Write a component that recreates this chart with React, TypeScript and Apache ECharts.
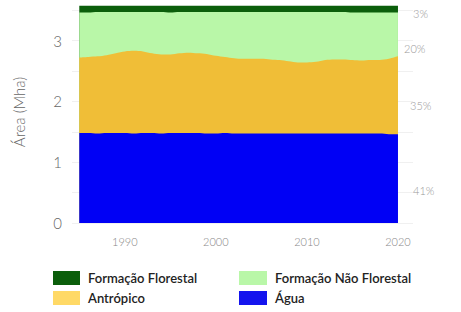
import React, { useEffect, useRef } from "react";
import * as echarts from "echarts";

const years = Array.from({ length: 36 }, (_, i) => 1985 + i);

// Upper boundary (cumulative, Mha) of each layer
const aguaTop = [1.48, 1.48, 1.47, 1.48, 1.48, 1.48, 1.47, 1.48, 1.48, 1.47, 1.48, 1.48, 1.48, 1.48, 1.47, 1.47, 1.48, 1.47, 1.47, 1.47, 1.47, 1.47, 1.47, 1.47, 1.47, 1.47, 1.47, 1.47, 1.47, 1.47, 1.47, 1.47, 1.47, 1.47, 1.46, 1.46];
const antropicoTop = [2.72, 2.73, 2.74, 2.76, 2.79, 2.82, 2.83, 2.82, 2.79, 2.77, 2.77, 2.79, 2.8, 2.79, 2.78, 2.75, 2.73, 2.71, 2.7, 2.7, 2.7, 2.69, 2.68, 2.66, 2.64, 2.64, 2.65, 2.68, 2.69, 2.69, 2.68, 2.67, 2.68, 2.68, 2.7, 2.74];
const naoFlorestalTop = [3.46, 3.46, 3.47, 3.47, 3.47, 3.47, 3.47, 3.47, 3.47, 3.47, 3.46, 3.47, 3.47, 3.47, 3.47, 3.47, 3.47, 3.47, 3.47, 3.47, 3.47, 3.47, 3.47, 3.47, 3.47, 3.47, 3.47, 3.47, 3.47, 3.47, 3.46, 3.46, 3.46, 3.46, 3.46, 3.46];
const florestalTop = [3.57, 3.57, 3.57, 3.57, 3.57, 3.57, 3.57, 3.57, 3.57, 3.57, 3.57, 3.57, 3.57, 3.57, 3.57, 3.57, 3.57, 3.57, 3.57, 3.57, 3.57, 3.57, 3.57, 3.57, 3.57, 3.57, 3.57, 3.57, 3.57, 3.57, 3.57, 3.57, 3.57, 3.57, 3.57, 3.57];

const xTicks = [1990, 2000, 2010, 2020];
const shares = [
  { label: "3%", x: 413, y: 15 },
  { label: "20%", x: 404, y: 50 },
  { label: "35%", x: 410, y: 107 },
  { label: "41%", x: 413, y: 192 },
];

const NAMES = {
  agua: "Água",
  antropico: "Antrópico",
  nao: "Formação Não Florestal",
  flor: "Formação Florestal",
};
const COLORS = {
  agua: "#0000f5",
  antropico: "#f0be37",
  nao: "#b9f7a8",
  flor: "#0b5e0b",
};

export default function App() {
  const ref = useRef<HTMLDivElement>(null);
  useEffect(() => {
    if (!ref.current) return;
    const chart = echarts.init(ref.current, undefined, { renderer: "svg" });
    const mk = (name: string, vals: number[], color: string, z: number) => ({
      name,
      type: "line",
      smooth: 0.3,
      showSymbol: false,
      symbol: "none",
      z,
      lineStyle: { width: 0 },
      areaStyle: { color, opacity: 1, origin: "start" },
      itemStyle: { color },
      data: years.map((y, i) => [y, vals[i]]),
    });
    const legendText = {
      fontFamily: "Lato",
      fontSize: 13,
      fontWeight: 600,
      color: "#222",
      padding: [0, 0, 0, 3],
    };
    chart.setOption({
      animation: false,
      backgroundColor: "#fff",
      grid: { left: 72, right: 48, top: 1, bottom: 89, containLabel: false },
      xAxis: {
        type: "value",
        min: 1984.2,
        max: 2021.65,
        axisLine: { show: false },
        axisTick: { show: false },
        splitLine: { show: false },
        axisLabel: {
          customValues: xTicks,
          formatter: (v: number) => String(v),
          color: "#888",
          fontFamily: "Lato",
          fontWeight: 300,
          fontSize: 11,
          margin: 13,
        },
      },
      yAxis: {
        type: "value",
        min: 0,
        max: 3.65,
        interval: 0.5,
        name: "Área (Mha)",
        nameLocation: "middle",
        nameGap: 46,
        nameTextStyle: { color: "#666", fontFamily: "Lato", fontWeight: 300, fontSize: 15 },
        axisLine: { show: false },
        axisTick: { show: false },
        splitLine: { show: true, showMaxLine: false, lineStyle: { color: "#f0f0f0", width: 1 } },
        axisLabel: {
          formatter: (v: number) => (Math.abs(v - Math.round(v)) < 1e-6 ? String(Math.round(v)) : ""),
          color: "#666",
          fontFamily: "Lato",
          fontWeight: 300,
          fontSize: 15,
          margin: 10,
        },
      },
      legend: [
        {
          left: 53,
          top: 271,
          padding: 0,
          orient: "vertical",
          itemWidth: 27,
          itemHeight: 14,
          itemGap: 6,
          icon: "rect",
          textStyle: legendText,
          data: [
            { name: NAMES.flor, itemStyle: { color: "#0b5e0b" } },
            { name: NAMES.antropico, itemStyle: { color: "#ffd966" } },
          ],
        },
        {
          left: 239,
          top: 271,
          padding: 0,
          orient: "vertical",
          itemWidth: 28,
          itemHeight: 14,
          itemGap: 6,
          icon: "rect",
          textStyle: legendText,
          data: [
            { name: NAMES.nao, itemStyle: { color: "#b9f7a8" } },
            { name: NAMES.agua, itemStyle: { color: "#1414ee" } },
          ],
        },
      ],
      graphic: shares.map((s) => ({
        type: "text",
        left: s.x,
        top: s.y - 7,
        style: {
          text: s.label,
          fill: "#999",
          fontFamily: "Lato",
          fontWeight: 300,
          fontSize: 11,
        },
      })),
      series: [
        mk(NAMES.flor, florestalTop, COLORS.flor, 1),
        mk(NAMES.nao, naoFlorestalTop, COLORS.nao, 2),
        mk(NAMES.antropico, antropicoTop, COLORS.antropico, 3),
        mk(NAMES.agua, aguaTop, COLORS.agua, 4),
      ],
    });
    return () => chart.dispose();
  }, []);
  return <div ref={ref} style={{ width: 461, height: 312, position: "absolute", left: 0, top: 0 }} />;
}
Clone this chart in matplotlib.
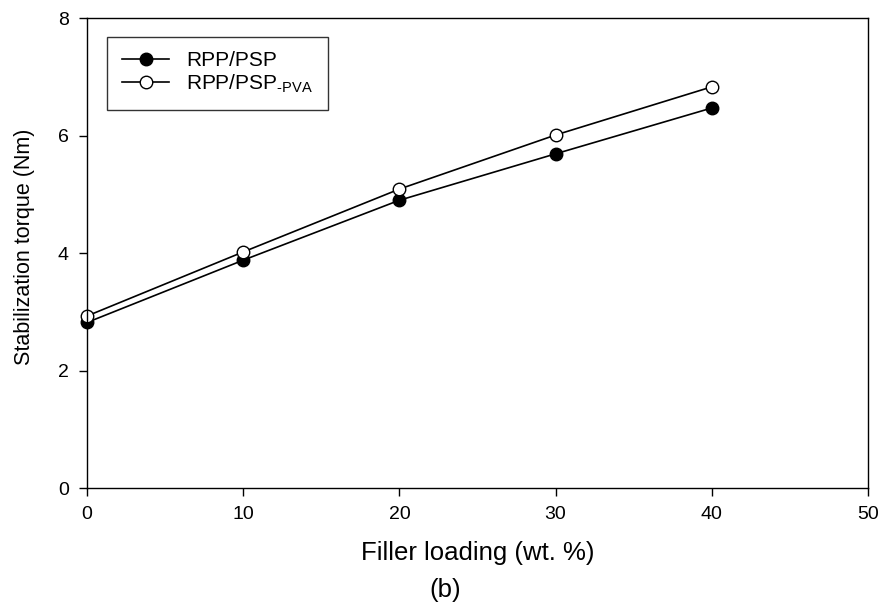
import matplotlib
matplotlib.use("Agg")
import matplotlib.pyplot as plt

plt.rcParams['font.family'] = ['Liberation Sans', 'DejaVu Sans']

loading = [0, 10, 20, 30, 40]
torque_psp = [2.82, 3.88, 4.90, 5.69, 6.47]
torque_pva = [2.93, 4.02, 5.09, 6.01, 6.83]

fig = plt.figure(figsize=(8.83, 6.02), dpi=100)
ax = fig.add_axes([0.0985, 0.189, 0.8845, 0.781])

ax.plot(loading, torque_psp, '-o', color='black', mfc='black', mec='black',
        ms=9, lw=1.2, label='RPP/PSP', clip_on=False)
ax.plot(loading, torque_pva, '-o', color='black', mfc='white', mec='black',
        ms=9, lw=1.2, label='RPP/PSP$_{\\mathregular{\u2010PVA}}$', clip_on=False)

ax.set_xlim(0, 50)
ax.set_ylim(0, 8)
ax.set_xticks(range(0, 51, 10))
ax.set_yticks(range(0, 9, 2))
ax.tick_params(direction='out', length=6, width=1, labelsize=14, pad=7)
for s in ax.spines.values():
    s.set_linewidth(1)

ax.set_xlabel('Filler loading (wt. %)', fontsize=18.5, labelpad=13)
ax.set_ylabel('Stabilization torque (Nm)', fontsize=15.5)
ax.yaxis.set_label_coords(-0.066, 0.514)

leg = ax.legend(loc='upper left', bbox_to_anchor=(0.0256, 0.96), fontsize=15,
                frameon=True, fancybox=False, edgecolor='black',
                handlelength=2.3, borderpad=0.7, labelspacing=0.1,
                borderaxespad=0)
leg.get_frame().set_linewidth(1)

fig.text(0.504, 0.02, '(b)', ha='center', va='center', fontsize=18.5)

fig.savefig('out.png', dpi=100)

----

GIVEN INSTRUCTION:
Using the records above, list each line that includes "React".

SOLUTION TO THIS EXERCISE:
Write a component that recreates this chart with React, TypeScript and Apache ECharts.
import React, { useEffect, useRef } from "react";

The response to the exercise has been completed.